9/10
With The Holocaust Fresh In Everyone's Mind......................................
3 February 2007
It's hard for today's audience to appreciate the impact of Gentlemen's Agreement in 1947. The Holocaust was not in textbooks then, it was in newsreels showed in American theaters. The state of Israel was coming into being and there was debate about that with Harry Truman shortly overruling a lot of his own trusted advisers including his own Secretary of State George C. Marshall, in giving recognition to the nascent Jewish state.

During the course of the film names like Gerald L.K. Smith, Theodore G. Bilbo, and John E. Rankin are mentioned. The first was a Protestant evangelical minister who started out with Huey Long, but then developed a line of anti-Semitism in his sermons. He had a considerably large following back in the day though the Holocaust did a lot in killing his recruiting. Theodore G. Bilbo and John E. Rankin were a couple of Mississippi politicians who for their redneck constituency successfully linked anti-Semitism and racism. They didn't like foreign born either and used a whole lot of ethnic slurs.

But the anti-Semitism that Gregory Peck takes on is not that of Bilbo, Smith, and Rankin. It's the genteel country club anti-Semitism that manifests itself in restricted resorts, quotas as to how many Jews will some white shoe law firm accept if any, discrimination in hiring practices, unspoken covenants {gentlemen's agreements} not to sell to Jews in certain areas; all these we see in Gentlemen's Agreement.

Peck is given an assignment to write about it and he hits on a novel approach. Just being hired by publisher Albert Dekker, he gets Dekker's backing when he says he will pretend he's Jewish and see how he's being treated. He gets quite an experience in the bargain.

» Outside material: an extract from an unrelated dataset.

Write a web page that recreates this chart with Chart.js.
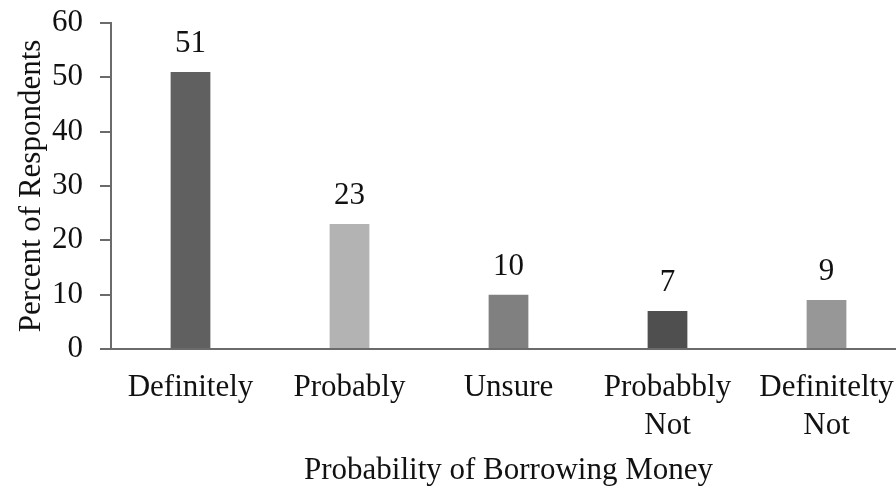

Running parallel to Peck's masquerade is his courtship of Dorothy McGuire. She's a divorcée, he's a widower with a young son. The whole thing puts a strain on their relationship, especially in dealing with her sister, Jane Wyatt who lives in one of those restricted by Gentlemen's Agreement communities.

Gentlemen's Agreement came up with several nominations and three Oscars for Best Picture, Best Director to Elia Kazan, and Best Supporting Actress to Celeste Holm as a tart tongued fashion writer at Peck's magazine who proves to be a friend. Peck himself was nominated for Best Actor, but lost to Ronald Colman for A Double Life. Holm also beat out Anne Revere nominated for the same film, probably helped by the fact that Revere had won a few years earlier for National Velvet.

John Garfield who was Jewish took a small supporting role in the film as Peck's long time childhood friend who educates Peck into how a Jew deals with the rebuffs he's finding out about. Had he not been up also for Body and Soul as Best Actor, he might well have earned a Supporting Actor nomination here.

Also note Sam Jaffe as the fictional professor Lieberman which is a thinly veiled caricature of Albert Einstein probably the most noted figure in the world of Jewish background. Like Lieberman, Einstein's a cultural Jew, not religious in any sense of the word. Nevertheless he was a leading figure at the time in the Zionist movement, having endured all that Peck endured in Germany and seeing what was coming with Hitler, fled his native Germany for safe harbor in the USA.

My favorite character in the film however has always been June Havoc as Peck's secretary. She changed her name to something ethnically neutral to get her job in the very magazine that will now crusade against anti-Semitism. She's also become a self hater, a phenomenon that other discriminated people also experience. GLBT activists are fully aware of what self hate has done, not hardly unknown among other groups as Ms. Havoc demonstrates.

Of course Gentlemen's Agreement is dated with its topical references to post World War II trends and events. Yet it still has a powerful message to deliver. It made Gregory Peck one of the great liberal icons of Hollywood and still should be seen by all as a great lesson in the pitfalls of unreasoning hate.